In the flush of excitement that comes with the completing of
a big event, what is often forgotten is what happens when all the bunting is
taking down and the race medals are safely packed away. A lot of people find
themselves at a bit of a loss and you’ll often see sportspeople of all types
hastily signing up to the next big challenge in an effort to counteract the low
that often follows the finish line high.
I’ll be honest, it’s where I find myself currently, dear
reader. I can readily admit to you that emotional steadiness is a bit of an
alien concept at TrainandScoff Mansions (outdoor pool, room for a pony). From
my earliest memories, I’ve always been a bit of a slave to emotions (something
I think runs though the family). The ‘emotion volume dial’ is consistently turned
right the way up to +1, or down to -11, without much in between. Don’t get me
wrong, I love being happy, and the sound of laughter is one of the greatest
things known to humankind, but teamed with that I’ve never been able to shake
off a certain melancholia that strikes at the most inopportune moments.

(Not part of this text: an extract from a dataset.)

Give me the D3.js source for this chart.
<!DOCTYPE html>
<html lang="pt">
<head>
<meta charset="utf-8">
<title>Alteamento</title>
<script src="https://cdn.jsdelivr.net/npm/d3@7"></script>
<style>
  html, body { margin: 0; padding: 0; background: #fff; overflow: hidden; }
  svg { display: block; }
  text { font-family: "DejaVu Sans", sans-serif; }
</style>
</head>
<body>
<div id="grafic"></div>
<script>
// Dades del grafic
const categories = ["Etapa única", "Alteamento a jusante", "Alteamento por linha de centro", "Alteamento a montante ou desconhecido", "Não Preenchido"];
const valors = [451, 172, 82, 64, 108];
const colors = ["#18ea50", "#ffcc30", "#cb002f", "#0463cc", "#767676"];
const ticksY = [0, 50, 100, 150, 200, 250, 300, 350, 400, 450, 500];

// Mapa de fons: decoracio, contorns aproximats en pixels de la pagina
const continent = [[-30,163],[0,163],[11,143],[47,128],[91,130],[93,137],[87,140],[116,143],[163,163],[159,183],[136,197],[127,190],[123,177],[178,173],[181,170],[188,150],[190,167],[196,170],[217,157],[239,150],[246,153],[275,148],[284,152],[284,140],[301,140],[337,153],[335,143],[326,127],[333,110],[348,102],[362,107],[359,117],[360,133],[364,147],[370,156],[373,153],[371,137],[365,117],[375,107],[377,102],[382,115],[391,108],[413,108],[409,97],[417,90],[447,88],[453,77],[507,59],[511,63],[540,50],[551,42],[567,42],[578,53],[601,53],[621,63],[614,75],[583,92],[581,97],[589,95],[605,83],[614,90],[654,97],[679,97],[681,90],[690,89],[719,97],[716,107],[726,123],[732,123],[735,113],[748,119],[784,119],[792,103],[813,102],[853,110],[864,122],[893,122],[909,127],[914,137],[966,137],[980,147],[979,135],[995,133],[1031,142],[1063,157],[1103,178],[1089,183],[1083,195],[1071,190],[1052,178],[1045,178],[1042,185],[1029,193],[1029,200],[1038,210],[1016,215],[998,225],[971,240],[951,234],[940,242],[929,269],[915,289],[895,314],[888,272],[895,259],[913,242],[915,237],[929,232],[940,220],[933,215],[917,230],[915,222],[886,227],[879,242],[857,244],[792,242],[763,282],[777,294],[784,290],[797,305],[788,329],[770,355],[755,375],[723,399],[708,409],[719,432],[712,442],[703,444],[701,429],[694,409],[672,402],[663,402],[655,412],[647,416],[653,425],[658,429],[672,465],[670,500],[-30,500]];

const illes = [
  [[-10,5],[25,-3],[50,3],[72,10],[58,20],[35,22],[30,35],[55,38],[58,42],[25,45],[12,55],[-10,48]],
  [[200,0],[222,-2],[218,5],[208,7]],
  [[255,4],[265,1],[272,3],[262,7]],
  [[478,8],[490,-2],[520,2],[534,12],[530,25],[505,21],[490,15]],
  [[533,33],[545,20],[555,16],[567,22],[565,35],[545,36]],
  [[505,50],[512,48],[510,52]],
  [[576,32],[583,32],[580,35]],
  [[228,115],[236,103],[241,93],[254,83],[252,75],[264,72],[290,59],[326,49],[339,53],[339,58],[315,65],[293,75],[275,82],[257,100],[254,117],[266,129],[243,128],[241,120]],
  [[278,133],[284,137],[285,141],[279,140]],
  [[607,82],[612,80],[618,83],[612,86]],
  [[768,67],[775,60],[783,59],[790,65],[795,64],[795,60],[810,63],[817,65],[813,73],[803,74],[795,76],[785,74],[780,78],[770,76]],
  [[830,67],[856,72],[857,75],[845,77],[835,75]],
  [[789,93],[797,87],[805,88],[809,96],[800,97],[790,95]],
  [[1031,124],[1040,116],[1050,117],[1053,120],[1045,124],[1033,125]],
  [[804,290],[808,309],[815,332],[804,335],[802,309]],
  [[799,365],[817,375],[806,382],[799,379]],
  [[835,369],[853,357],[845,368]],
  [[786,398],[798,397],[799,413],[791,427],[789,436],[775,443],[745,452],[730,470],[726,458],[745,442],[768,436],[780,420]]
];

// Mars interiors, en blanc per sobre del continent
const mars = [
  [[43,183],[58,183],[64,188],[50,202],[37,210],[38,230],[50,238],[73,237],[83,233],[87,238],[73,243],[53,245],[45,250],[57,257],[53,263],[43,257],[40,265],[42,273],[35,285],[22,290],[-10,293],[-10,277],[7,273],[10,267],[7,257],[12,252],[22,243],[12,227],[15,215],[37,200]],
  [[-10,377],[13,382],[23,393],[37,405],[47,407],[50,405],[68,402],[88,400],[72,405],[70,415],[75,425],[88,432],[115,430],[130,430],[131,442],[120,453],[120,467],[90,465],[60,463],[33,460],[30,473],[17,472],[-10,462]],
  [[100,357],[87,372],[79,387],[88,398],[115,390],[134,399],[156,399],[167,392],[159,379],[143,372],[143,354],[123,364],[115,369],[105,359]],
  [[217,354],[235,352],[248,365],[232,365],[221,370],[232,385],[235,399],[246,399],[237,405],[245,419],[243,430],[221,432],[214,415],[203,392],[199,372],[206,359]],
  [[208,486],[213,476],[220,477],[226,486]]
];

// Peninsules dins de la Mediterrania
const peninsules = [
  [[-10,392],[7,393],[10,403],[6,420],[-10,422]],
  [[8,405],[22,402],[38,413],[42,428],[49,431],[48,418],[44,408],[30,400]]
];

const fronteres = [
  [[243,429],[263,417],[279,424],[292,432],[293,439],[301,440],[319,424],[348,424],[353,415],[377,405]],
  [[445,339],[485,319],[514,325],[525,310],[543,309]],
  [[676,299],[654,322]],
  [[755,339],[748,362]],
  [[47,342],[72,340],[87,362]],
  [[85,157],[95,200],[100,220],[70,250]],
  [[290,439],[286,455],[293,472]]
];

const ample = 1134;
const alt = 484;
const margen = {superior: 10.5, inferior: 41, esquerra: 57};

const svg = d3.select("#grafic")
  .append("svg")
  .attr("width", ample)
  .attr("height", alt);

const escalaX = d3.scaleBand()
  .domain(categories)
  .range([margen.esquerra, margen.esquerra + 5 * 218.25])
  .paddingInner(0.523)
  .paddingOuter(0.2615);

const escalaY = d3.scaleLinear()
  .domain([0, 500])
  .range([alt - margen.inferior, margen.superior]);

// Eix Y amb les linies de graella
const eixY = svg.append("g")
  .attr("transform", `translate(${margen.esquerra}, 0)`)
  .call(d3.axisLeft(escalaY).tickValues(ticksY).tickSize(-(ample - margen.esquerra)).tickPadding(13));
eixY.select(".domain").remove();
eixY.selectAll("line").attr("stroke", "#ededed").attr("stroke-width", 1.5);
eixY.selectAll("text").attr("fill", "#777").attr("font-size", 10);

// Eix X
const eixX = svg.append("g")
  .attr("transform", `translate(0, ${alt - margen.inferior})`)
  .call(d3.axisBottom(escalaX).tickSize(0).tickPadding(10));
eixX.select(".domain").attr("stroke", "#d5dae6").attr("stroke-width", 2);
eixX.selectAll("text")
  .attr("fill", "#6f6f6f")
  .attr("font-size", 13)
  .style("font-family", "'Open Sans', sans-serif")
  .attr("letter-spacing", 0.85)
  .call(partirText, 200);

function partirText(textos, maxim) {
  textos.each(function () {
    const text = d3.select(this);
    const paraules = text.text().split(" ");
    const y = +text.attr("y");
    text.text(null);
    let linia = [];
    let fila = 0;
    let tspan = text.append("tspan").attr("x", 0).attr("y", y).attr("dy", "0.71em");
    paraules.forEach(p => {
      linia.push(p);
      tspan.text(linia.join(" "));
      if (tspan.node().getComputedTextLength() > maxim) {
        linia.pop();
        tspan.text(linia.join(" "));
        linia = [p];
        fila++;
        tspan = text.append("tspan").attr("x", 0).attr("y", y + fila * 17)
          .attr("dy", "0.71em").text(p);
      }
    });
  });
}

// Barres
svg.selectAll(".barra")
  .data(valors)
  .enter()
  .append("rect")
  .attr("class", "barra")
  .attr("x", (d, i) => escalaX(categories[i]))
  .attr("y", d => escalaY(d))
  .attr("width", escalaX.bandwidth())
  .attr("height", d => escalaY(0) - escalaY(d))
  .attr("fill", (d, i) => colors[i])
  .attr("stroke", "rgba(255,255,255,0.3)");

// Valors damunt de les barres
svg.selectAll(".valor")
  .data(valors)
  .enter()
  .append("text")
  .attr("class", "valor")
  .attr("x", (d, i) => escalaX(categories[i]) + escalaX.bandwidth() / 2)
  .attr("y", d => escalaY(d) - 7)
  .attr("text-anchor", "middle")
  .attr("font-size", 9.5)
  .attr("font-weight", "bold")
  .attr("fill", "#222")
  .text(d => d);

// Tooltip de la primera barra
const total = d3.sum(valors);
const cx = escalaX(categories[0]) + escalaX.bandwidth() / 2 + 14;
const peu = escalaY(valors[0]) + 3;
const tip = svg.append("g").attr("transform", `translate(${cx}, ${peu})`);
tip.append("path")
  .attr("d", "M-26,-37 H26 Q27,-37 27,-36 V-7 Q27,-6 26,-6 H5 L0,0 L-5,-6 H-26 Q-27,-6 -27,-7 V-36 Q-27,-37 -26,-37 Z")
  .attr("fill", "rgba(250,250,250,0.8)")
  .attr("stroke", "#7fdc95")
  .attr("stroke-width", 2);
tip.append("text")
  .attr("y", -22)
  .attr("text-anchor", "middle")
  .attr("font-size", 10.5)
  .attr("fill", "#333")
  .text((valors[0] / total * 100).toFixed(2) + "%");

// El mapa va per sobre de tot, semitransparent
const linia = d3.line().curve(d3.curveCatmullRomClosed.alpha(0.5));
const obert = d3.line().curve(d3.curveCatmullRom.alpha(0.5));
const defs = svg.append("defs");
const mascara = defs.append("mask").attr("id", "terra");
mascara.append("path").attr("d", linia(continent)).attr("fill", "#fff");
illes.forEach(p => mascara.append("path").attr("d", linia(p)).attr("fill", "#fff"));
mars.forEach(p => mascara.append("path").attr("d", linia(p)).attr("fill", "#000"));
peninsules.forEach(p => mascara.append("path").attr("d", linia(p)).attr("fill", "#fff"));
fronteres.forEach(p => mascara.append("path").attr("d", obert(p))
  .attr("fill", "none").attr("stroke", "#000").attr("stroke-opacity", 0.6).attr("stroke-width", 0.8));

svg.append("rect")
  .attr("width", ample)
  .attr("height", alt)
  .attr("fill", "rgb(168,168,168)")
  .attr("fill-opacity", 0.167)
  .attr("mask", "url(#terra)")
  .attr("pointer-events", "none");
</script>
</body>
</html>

Melancholy is rubbish – also known as being a mardy git. You
try and fight it, but you can feel yourself slip into the darkness. In my own
case, it feels like a bit of colour drains from the world and everything is a
bit monochrome. I’ve got tried and tested strategies to get out if it, mainly
involving retreating into my introverted world, listening to my favourite songs
which always, eventually, makes thing seem slightly better. Not particularly
helpful for those around me, but it works.

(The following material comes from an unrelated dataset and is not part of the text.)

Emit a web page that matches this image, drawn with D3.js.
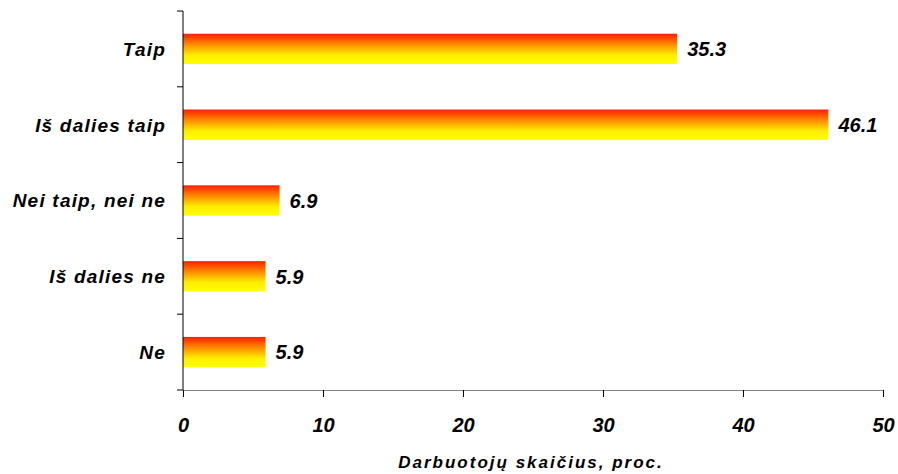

One of the reasons that I took to running so readily what
that it was one of the few activities that even-ed my head out. The physical
act of pounding the pavements was the one time when my brain became quiet and I
could approach the world with some sort of clarity. Maybe that’s why I didn’t
take to rowing so readily - the melting pot that is the squad environment is
hard to take for the emotionally fragile. It was only when I had the stability
of a good crew around me that I found I was able to flourish.

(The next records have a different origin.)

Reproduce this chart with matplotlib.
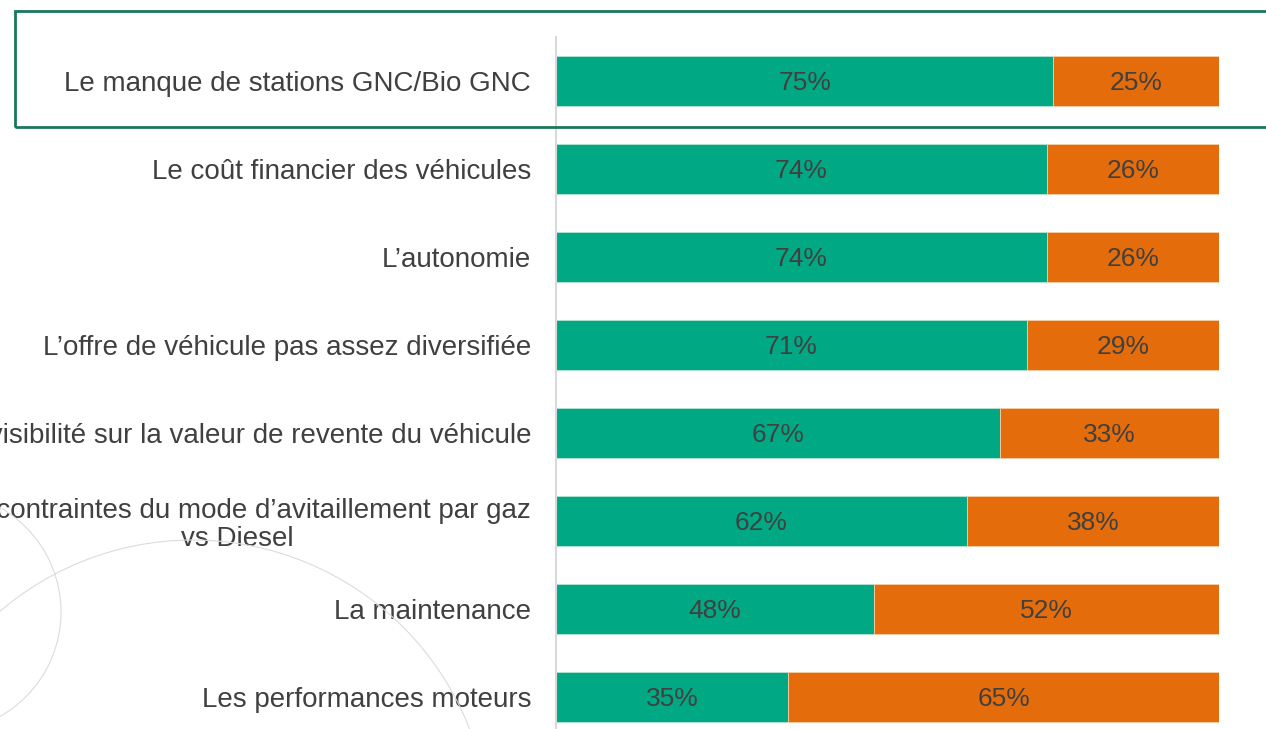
import matplotlib.pyplot as plt
from matplotlib.patches import Rectangle, Circle

# Daten
categories = [
    "Le manque de stations GNC/Bio GNC",
    "Le coût financier des véhicules",
    "L\u2019autonomie",
    "L\u2019offre de véhicule pas assez diversifiée",
    "Le manque de visibilité sur la valeur de revente du véhicule",
    "Les contraintes du mode d\u2019avitaillement par gaz\nvs Diesel",
    "La maintenance",
    "Les performances moteurs",
]
part_green = [75, 74, 74, 71, 67, 62, 48, 35]
part_orange = [25, 26, 26, 29, 33, 38, 52, 65]

green = '#00A884'
orange = '#E46C0A'
txt = '#404040'

plt.rcParams['font.family'] = ['Liberation Sans', 'DejaVu Sans']

fig = plt.figure(figsize=(12.66, 7.29), dpi=100)
W, H = 1266, 729

# Kreise im Hintergrund (Deko), Angaben in Pixel
for cx, cy, r in [(-59, 612, 120), (193, 837, 297)]:
    c = Circle((cx / 100, (H - cy) / 100), r / 100, transform=fig.dpi_scale_trans,
               fill=False, edgecolor='#dcdcdc', linewidth=0.8, zorder=0)
    fig.patches.append(c)

ax = fig.add_axes([556 / W, 1 - 741 / H, 663 / W, 704 / H])
ax.patch.set_alpha(0)

y = list(range(len(categories)))
ax.barh(y, part_green, height=0.557, color=green, edgecolor='#b8e3d6', linewidth=0.6)
ax.barh(y, part_orange, left=part_green, height=0.557, color=orange, edgecolor='#f5cda8', linewidth=0.6)

for i in y:
    ax.text(part_green[i] / 2, i, f"{part_green[i]}%", ha='center', va='center_baseline',
            fontsize=19, color=txt)
    ax.text(part_green[i] + part_orange[i] / 2, i, f"{part_orange[i]}%", ha='center',
            va='center_baseline', fontsize=19, color=txt)

ax.set_xlim(0, 100)
ax.set_ylim(7.5, -0.5)
ax.set_yticks(y)
ax.set_yticklabels(categories, fontsize=20, color=txt, linespacing=1.1)
ax.tick_params(axis='y', length=0, pad=18)
ax.set_xticks([])
for s in ['top', 'right', 'bottom']:
    ax.spines[s].set_visible(False)
ax.spines['left'].set_color('#d9d9d9')
ax.spines['left'].set_linewidth(1.5)
for lab in ax.get_yticklabels():
    lab.set_multialignment('center')

# Hervorhebung erste Zeile
rect = Rectangle((15 / W, 1 - 127 / H), 1.1, 116 / H, transform=fig.transFigure,
                 fill=False, edgecolor='#17795c', linewidth=2, clip_on=False)
fig.patches.append(rect)

fig.savefig('out.png', dpi=100)
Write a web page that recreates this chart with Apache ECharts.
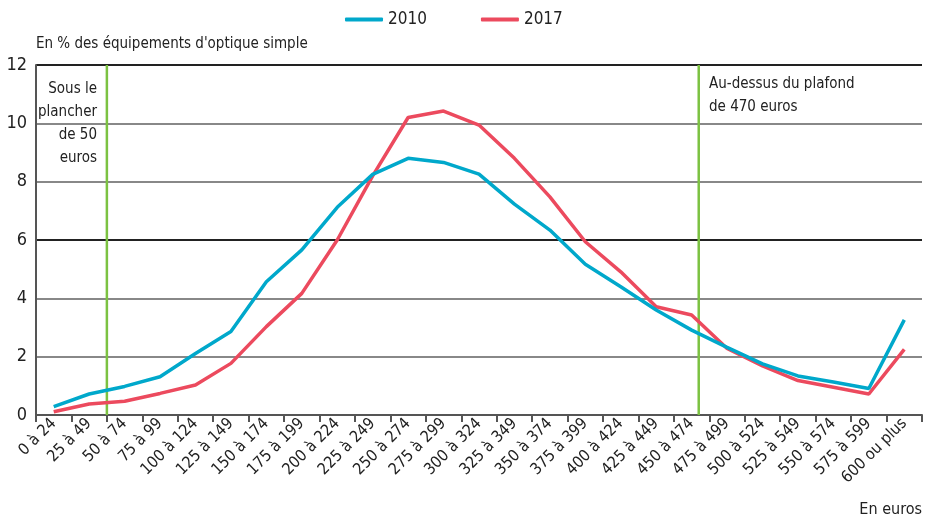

Reading various blogs from runners and other sportspeople,
it’s clear I’m not along in all this, and I’m sure if you’d ask most they
wouldn’t exchange the highs and lows for a general medium for anything. The
highs can be so damn good. So, so good that they become addictive, you find
that you live for and chase those moments. Is that why people strive for ever
bigger distances? I hope not, because what happens when even the longest
ultra-race doesn’t give you the ‘kick’ you are after.
There is light at the end of the tunnel. As I get older I
get better at finding coping mechanisms. I fight back. I don’t always win, but
I try my hardest. If I’m being a bit quiet, it’s nothing personal , just
working through ma-shit. Will be with you shortly.